To mark our new Readers, we hear more about their research plans. Here, Andrea Luka Zimmerman, Reader and Lecturer in the Performance programme, talks about access to artists' films and the need for new narrative structures in film.

Congratulations on becoming a Reader. What will be your particular research focus?

"I just completed my Artangel commission Here for Life in collaboration with Adrian Jackson. So the coming months will include a social engagement programme to reach a multitude of communities, especially those that are marginalised by social, cultural and economic forces.

My future projects include two feature-length works. The first, Wayfaring Stranger, maps an allegorical narrative of post-traumatic recovery onto the edge-lands of England, Wales and Scotland. The second, as yet untitled, explores autobiographical and family histories across Europe and beyond.

I am energised by having to think through and deliver positive change, especially around difference – be it class, race, gender, neurodiversity and so on. I am working with my colleagues to support a feminist and decolonised approach to learning, teaching and practice."

In terms of your research: why this and why now?
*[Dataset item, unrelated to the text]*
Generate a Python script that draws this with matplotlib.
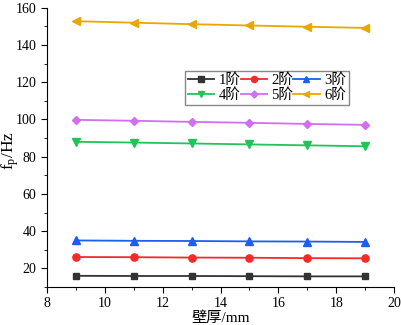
import matplotlib
matplotlib.use("Agg")
import matplotlib.pyplot as plt
from matplotlib.ticker import MultipleLocator

plt.rcParams['font.family'] = ['Liberation Serif', 'Noto Sans CJK SC']

thickness = [9, 11, 13, 15, 17, 19]
mode1 = [16.0, 15.9, 15.9, 15.8, 15.7, 15.7]
mode2 = [26.1, 26.0, 25.8, 25.7, 25.5, 25.4]
mode3 = [35.0, 34.8, 34.7, 34.5, 34.4, 34.2]
mode4 = [88.0, 87.6, 87.1, 86.6, 86.1, 85.6]
mode5 = [99.8, 99.3, 98.7, 98.2, 97.6, 97.1]
mode6 = [152.8, 152.0, 151.2, 150.5, 149.8, 149.2]
labels = ['1阶', '2阶', '3阶', '4阶', '5阶', '6阶']

series = [mode1, mode2, mode3, mode4, mode5, mode6]
colors = ['#333333', '#F42A2A', '#1A5FF0', '#22C45A', '#D070F0', '#E8A800']
markers = ['s', 'o', '^', 'v', 'D', '<']
msizes = [4.5, 5.2, 5.2, 5.2, 4.2, 5.5]

fig = plt.figure(figsize=(4.01, 3.25), dpi=100)
ax = fig.add_axes([0.117, 0.117, 0.866, 0.859])

handles = []
for y, c, m, ms, lab in zip(series, colors, markers, msizes, labels):
    h, = ax.plot(thickness, y, color=c, marker=m, markersize=ms, lw=1.3, label=lab)
    handles.append(h)

ax.set_xlim(8, 20)
ax.set_ylim(10, 160)
ax.xaxis.set_major_locator(MultipleLocator(2))
ax.xaxis.set_minor_locator(MultipleLocator(1))
ax.yaxis.set_major_locator(MultipleLocator(20))
ax.yaxis.set_minor_locator(MultipleLocator(10))
ax.tick_params(which='both', direction='out', labelsize=10)
ax.tick_params(which='major', length=4)
ax.tick_params(which='minor', length=2)
for s in ['top', 'right']:
    ax.spines[s].set_visible(False)

ax.set_xlabel('壁厚/mm', fontsize=11, labelpad=1)
ax.set_ylabel(r'$\mathregular{f_p}$/Hz', fontsize=12.5)
ax.yaxis.set_label_coords(-0.075, 0.49)

order = [0, 3, 1, 4, 2, 5]
leg = ax.legend([handles[i] for i in order], [labels[i] for i in order], ncol=3,
                loc='upper left', bbox_to_anchor=(0.398, 0.775), fontsize=10.5,
                fancybox=False, edgecolor='#888888', framealpha=1,
                handlelength=1.8, handletextpad=0.3, columnspacing=0.0,
                labelspacing=0.05, borderpad=0.2, borderaxespad=0,
                markerscale=0.85)

fig.savefig('out.png', dpi=100)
"Advocacy, mentoring and teaching are central to how I think about my larger practice. I consider the relationship between practice, research and teaching to be a dynamic and interwoven one. My guidance is only as relevant to my students as my work is to the times in which we live.
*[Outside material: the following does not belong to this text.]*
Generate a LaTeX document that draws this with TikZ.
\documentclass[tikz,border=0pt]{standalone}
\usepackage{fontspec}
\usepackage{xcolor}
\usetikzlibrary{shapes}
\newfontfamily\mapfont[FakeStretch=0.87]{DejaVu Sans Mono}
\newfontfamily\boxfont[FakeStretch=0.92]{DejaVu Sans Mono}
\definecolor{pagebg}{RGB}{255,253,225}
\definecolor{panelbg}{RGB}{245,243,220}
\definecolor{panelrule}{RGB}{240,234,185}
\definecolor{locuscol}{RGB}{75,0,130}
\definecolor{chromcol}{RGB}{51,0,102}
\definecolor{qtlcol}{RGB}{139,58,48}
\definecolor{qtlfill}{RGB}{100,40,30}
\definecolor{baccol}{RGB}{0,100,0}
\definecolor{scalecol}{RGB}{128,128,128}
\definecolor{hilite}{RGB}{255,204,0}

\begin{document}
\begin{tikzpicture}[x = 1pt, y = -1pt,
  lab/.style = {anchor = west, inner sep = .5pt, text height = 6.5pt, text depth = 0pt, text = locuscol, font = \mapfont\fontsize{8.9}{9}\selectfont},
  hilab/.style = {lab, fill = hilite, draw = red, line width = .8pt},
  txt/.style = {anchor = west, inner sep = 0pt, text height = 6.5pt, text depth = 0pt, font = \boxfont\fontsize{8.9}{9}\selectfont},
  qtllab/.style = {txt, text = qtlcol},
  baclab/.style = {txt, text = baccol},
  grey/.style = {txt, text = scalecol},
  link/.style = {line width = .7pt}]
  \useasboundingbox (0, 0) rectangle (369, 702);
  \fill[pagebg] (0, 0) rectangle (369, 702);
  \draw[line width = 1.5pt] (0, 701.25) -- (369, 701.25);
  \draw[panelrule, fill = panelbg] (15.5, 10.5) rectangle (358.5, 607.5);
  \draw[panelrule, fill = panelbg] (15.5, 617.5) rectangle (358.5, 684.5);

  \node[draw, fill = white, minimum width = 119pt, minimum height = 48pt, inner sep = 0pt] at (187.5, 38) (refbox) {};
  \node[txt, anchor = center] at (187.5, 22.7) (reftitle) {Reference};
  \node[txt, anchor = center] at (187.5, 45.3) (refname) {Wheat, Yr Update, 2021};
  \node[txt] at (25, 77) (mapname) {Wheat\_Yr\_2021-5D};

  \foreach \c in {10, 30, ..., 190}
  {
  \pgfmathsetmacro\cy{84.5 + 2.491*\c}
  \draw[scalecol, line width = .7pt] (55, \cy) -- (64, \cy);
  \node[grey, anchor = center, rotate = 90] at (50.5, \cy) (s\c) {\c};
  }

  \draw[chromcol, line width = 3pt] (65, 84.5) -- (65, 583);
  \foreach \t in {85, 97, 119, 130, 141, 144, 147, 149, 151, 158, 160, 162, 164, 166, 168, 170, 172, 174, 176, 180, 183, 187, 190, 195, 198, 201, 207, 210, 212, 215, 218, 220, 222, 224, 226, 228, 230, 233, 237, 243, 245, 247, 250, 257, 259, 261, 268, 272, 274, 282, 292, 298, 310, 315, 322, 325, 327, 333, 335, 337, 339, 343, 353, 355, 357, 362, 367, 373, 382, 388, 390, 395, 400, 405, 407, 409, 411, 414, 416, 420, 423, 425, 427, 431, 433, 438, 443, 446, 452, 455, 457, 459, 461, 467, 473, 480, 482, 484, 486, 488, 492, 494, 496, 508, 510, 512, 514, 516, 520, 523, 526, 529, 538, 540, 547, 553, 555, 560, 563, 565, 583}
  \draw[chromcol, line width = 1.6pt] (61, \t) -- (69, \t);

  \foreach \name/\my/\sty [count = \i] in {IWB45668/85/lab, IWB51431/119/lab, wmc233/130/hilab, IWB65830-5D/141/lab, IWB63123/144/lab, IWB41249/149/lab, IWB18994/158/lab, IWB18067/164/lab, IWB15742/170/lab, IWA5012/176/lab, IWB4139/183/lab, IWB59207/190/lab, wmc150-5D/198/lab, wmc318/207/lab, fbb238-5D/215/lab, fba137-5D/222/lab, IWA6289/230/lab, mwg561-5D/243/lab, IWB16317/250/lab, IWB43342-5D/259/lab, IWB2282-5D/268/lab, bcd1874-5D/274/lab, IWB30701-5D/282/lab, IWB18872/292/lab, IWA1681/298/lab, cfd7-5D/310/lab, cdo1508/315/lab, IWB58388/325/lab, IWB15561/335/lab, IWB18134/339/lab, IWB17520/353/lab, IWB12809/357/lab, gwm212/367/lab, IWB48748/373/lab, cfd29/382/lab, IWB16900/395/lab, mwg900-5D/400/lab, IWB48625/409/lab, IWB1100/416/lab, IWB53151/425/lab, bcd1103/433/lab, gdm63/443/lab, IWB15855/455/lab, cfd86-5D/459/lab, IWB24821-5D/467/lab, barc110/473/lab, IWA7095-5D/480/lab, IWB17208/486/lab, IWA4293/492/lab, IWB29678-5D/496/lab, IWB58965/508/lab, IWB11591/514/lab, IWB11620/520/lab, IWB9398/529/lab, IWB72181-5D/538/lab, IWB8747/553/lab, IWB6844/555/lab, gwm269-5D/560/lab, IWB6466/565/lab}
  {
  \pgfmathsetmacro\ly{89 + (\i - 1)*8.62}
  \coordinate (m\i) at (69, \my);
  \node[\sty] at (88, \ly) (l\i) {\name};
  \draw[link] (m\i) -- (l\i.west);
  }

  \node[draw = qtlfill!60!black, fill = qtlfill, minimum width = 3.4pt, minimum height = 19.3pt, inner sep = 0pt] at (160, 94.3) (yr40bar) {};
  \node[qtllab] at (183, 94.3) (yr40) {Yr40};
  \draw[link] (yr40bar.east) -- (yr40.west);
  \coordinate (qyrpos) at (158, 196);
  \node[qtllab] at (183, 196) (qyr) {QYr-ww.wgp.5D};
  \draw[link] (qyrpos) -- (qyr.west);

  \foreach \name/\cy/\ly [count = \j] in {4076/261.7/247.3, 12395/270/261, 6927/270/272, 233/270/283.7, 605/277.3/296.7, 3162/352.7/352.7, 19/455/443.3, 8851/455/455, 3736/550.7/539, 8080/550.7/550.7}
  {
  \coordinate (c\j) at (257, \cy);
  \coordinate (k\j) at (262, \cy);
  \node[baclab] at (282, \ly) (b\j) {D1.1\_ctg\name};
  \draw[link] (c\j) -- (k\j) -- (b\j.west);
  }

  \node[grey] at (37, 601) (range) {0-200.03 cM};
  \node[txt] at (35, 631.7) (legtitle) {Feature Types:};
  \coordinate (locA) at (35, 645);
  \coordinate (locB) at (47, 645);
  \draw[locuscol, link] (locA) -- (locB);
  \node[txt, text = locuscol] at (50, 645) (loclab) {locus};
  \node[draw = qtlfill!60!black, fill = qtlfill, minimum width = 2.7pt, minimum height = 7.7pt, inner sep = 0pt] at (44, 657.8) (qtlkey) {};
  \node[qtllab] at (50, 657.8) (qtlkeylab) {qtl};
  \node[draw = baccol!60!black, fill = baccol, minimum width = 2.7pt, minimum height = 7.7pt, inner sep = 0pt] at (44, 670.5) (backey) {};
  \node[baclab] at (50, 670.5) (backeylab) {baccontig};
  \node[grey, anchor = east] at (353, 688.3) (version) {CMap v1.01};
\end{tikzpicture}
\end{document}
Monoform filmmaking places all experience into the same shape of delivery (news, drama, genre, etc.), and therefore reduces these experiences to digestible outputs.

I am a long-term advocate for non-monoform practice, seeking forms that hold the full complexity of human experience.

We need new narrative structures developed with the concerns of the specific subject under investigation; where subjectivities can be shared and creatively complicated. Waywardness should be able to exist alongside precise attention: both are part of the same practice that holds tenderness as a process, as a politically-engaged poetics, one that acknowledges needs beyond our own. This creative, collaborative restlessness is, I hope, what makes my research relevant to the needs of the day."

If you could change one thing about the way your discipline is viewed what would that be?

Artists’ film can be seen as rarefied, which of course at times is true, but this is also simply due to the fact that there are not enough ways to encounter it. As a child growing up on a council estate, I watched a tiny black and white TV and saw remarkable films and artworks as part of public broadcasting such as the Viennese Actionists or Andrei Tarkovsky. It felt like I had a right to this expression too.

This is not the case now, where divisions are wider than ever. One of the problems, of course, is that works are often made by those in privilege and therefore many have a similar undertone that is excluding by the sheer inequality of output. There are too few voices that challenge that."

What one question would you most like to find the answer to?

"How can we find a structure in the art school whereby people no longer feel they have to manoeuvre in order to get seen, heard and acknowledged?"